The confession was surprising, because he was in the middle of talking about how wrongly weight-obsessed we are as a society. It's a key chapter in his book, ``Breaking the Rules of Aging'' (Lifeline Press, $24.95), and part of the speech he was to give at a seminar for the Biomotion Foundation in Palm Beach.

Being morbidly obese - 70-100 pounds overweight - isn't healthy (think high blood pressure, diabetes and heart disease) and isn't advocated, but Lipschitz, 60, says that ``beyond age 45, there is little evidence that being pleasantly plump is bad for you.''

Instead of focusing on weight as a number as we age, says the head of the Center on Aging at the University of Arkansas for Medical Sciences, we should be concerned with eating well and getting enough exercise.

He walks 4 miles three to four times a week and trains with weights twice a week. But he admitted he was relieved when he woke up that morning to find it raining.

``Yeah! It's raining! I don't have to exercise. But we have to do it, even if we hate it, if we're going to be independent 80-year-olds,'' he said.

He then related a quick story about how he was going to dinner the night before at Chez Jean-Pierre, a restaurant a short walk from The Breakers, where he was staying, and asked the front desk for directions.

The staff offered to get him a ride.

``It's a three-minute walk, but they wanted to get me a cab,'' he lamented.

He walked.

Since he wrote the book on aging, which came out last year, he has developed ``a far more concrete view about living a long and independent life,'' he said, and loss of independence is ranked as his No. 1 health threat.
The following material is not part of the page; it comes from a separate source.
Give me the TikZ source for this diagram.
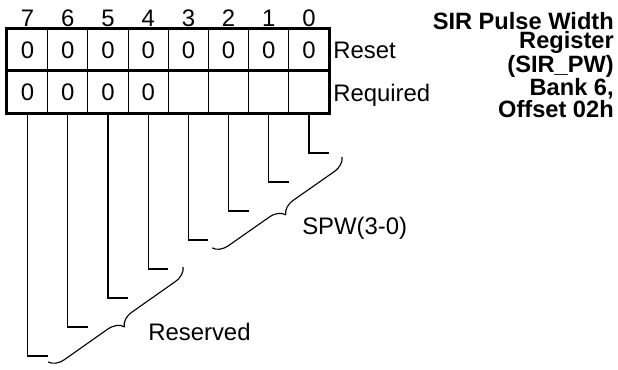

How to counter that threat?

Stay active, eat well but don't diet, have love in your life, hug and touch, have faith and spirituality, remain creative and occupied well into old age, and have high self-esteem. In short, be healthy and happy.

In fact, that's his next book. Exploring happiness. So move over, Charlie Brown. Happiness might be a warm puppy, but nuzzling your canine just isn't enough.